» **DIRECTIONS FOR THIS TASK**: Starting at the first line of the listing below, repeat each line up to and including the one containing "mindful_minor_ticks = [2.5, 7.5, 12.5]". Leave out pictures.

» **SUPPLIED DATA**:

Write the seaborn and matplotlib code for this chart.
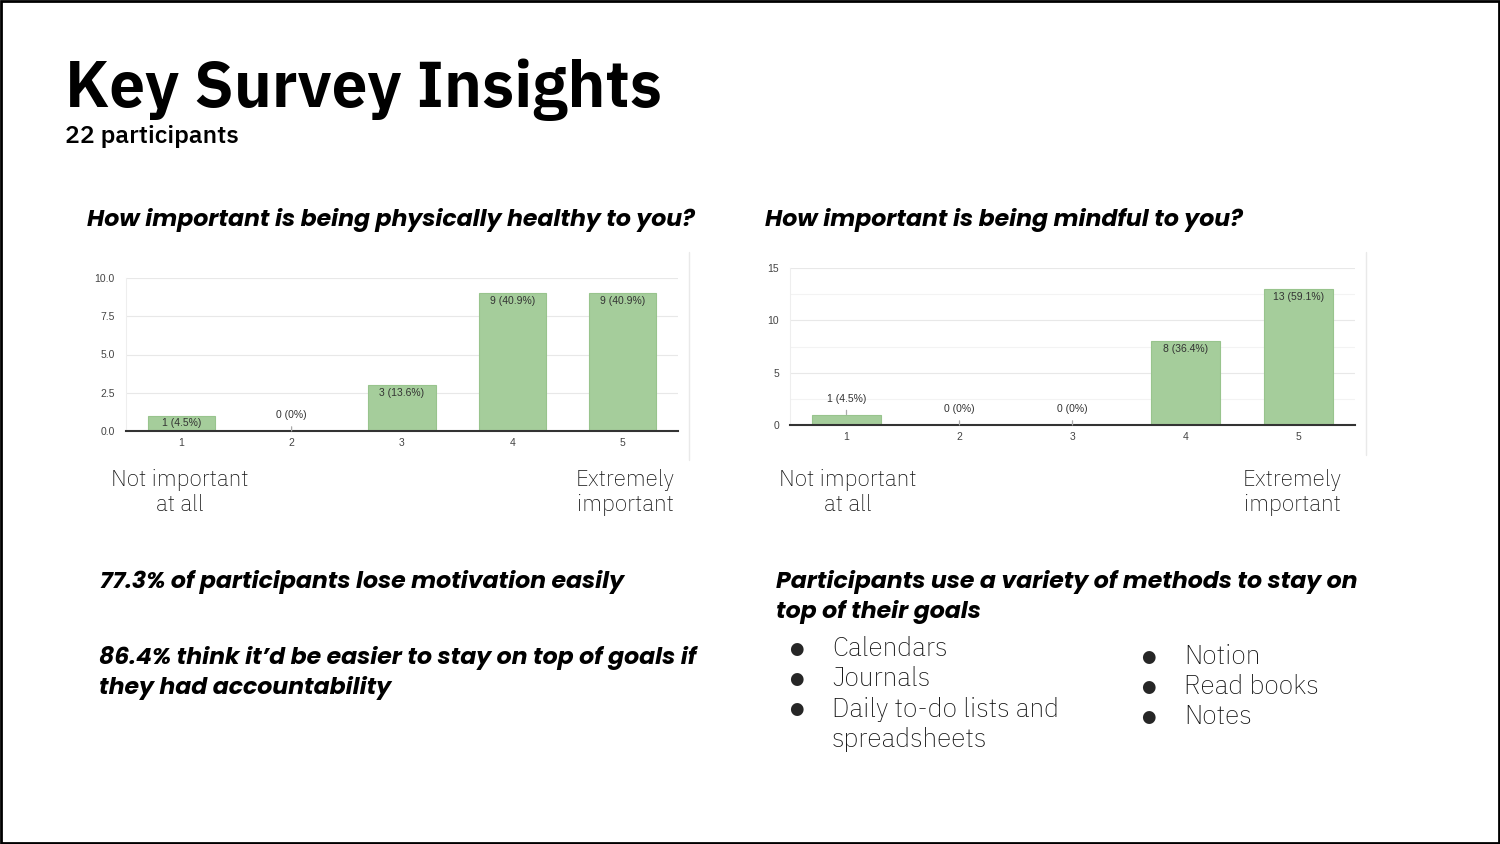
import matplotlib
matplotlib.use("Agg")
import matplotlib.pyplot as plt
import seaborn as sns
import pandas as pd
from matplotlib.patches import Rectangle

# ---------------- data ----------------
categories = ["1", "2", "3", "4", "5"]
physical_counts = [1, 0, 3, 9, 9]
mindful_counts = [1, 0, 0, 8, 13]
total_participants = 22

physical_yticks = [0, 2.5, 5, 7.5, 10]
physical_ytick_labels = ["0.0", "2.5", "5.0", "7.5", "10.0"]
mindful_yticks = [0, 5, 10, 15]
mindful_ytick_labels = ["0", "5", "10", "15"]
mindful_minor_ticks = [2.5, 7.5, 12.5]

title = "Key Survey Insights"
subtitle = "22 participants"
q_physical = "How important is being physically healthy to you?"
q_mindful = "How important is being mindful to you?"
low_label = ["Not important", "at all"]
high_label = ["Extremely", "important"]
insight_1 = ["77.3% of participants lose motivation easily"]
insight_2 = ["86.4% think it\u2019d be easier to stay on top of goals if", "they had accountability"]
methods_heading = ["Participants use a variety of methods to stay on", "top of their goals"]
methods_left = [["Calendars"], ["Journals"], ["Daily to-do lists and", "spreadsheets"]]
methods_right = [["Notion"], ["Read books"], ["Notes"]]

# ---------------- style ----------------
sns.set_theme(style="white")
PLEX = ["IBM Plex Sans JP", "IBM Plex Sans", "DejaVu Sans"]
POPPINS = ["Poppins", "DejaVu Sans"]
CHART_FONT = ["Liberation Sans", "DejaVu Sans"]
plt.rcParams["font.family"] = PLEX

W, H = 1500, 844
BAR = "#a5cd9b"
EDGE = "#98c48d"

fig = plt.figure(figsize=(W / 100, H / 100), dpi=100)
fig.patch.set_facecolor("white")

bg = fig.add_axes([0, 0, 1, 1], zorder=0)
bg.set_xlim(0, W)
bg.set_ylim(H, 0)
bg.axis("off")
bg.add_patch(Rectangle((1, 1), W - 2, H - 2, fill=False, edgecolor="black", linewidth=2))


def pct_label(c):
    p = f"{c / total_participants * 100:.1f}"
    if p.endswith(".0"):
        p = p[:-2]
    return f"{c} ({p}%)"


def add_chart(left, right, top, bottom, counts, yticks, ylabels, minor, ymax):
    ax = fig.add_axes([left / W, 1 - bottom / H, (right - left) / W, (bottom - top) / H], zorder=2)
    df = pd.DataFrame({"answer": categories, "count": counts})
    sns.barplot(data=df, x="answer", y="count", ax=ax, color=BAR, saturation=1,
                width=0.61, edgecolor=EDGE, linewidth=0.8)
    ax.set_xlim(-0.5, 4.5)
    ax.set_ylim(0, ymax)
    ax.set_yticks(yticks)
    ax.set_yticklabels(ylabels)
    if minor:
        ax.set_yticks(minor, minor=True)
        ax.grid(axis="y", which="minor", color="#f3f3f3", linewidth=0.8)
    ax.grid(axis="y", which="major", color="#e8e8e8", linewidth=0.8)
    ax.grid(axis="x", visible=False)
    ax.set_axisbelow(True)
    ax.set_xlabel("")
    ax.set_ylabel("")
    ax.set_facecolor("white")
    for s in ["top", "right"]:
        ax.spines[s].set_visible(False)
    ax.spines["left"].set_color("#eeeeee")
    ax.spines["left"].set_linewidth(0.8)
    ax.spines["bottom"].set_color("#333333")
    ax.spines["bottom"].set_linewidth(1.5)
    ax.tick_params(axis="both", which="both", length=0, labelsize=7.5, labelcolor="#444444")
    ax.tick_params(axis="y", pad=8)
    ax.tick_params(axis="x", pad=5)
    for lab in ax.get_xticklabels() + ax.get_yticklabels():
        lab.set_family(CHART_FONT)
    for patch, c in zip(ax.patches, counts):
        x = patch.get_x() + patch.get_width() / 2
        h = patch.get_height()
        txt = pct_label(c)
        if c / ymax >= 0.08:
            ax.annotate(txt, (x, h), xytext=(0, -5.5), textcoords="offset points",
                        ha="center", va="center", fontsize=7.5, color="#333333",
                        family=CHART_FONT)
        else:
            ax.annotate(txt, (x, h), xytext=(0, 11.5), textcoords="offset points",
                        ha="center", va="center", fontsize=7.5, color="#333333",
                        family=CHART_FONT,
                        arrowprops=dict(arrowstyle="-", color="#aaaaaa", lw=0.9,
                                        shrinkA=2.5, shrinkB=0))
    return ax


add_chart(126, 678, 278, 431, physical_counts, physical_yticks, physical_ytick_labels, None, 10)
add_chart(790, 1355, 268, 425, mindful_counts, mindful_yticks, mindful_ytick_labels, mindful_minor_ticks, 15)

# chart image borders
bg.plot([689, 689], [252, 460], color="#e9e9e9", lw=1)
bg.plot([1366, 1366], [252, 455], color="#e9e9e9", lw=1)


def lines(x, y0, texts, step, **kw):
    for i, t in enumerate(texts):
        bg.text(x, y0 + i * step, t, va="center", **kw)


# ---------------- text ----------------
bg.text(65, 107, title, fontsize=44, fontweight="bold", va="baseline", ha="left", color="black")
bg.text(65, 137, subtitle, fontsize=17, fontweight="semibold", va="center", ha="left", color="black")

head = dict(fontsize=17, fontweight="bold", style="italic", ha="left", family=POPPINS, color="black")
bg.text(87, 220, q_physical, va="center", **head)
bg.text(765, 220, q_mindful, va="center", **head)

lab = dict(fontsize=15.5, fontweight="light", ha="center", color="#111111")
lines(180, 480, low_label, 25, **lab)
lines(625, 480, high_label, 25, **lab)
lines(848, 480, low_label, 25, **lab)
lines(1292, 480, high_label, 25, **lab)

lines(100, 582, insight_1, 30, **head)
lines(99, 658, insight_2, 30, **head)
lines(776, 582, methods_heading, 30, **head)

body = dict(fontsize=18, fontweight="light", ha="left", color="#111111")
y = 649
for item in methods_left:
    bg.text(796, y, "\u25cf", fontsize=12, va="center", ha="center", family=["DejaVu Sans"])
    lines(832, y, item, 30, **body)
    y += 30 * len(item)

y = 657
for item in methods_right:
    bg.text(1148, y, "\u25cf", fontsize=12, va="center", ha="center", family=["DejaVu Sans"])
    lines(1184, y, item, 30, **body)
    y += 30 * len(item)

fig.savefig("out.png", dpi=100, facecolor="white")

» **THE ANSWER**:
Write the seaborn and matplotlib code for this chart.
import matplotlib
matplotlib.use("Agg")
import matplotlib.pyplot as plt
import seaborn as sns
import pandas as pd
from matplotlib.patches import Rectangle

# ---------------- data ----------------
categories = ["1", "2", "3", "4", "5"]
physical_counts = [1, 0, 3, 9, 9]
mindful_counts = [1, 0, 0, 8, 13]
total_participants = 22

physical_yticks = [0, 2.5, 5, 7.5, 10]
physical_ytick_labels = ["0.0", "2.5", "5.0", "7.5", "10.0"]
mindful_yticks = [0, 5, 10, 15]
mindful_ytick_labels = ["0", "5", "10", "15"]
mindful_minor_ticks = [2.5, 7.5, 12.5]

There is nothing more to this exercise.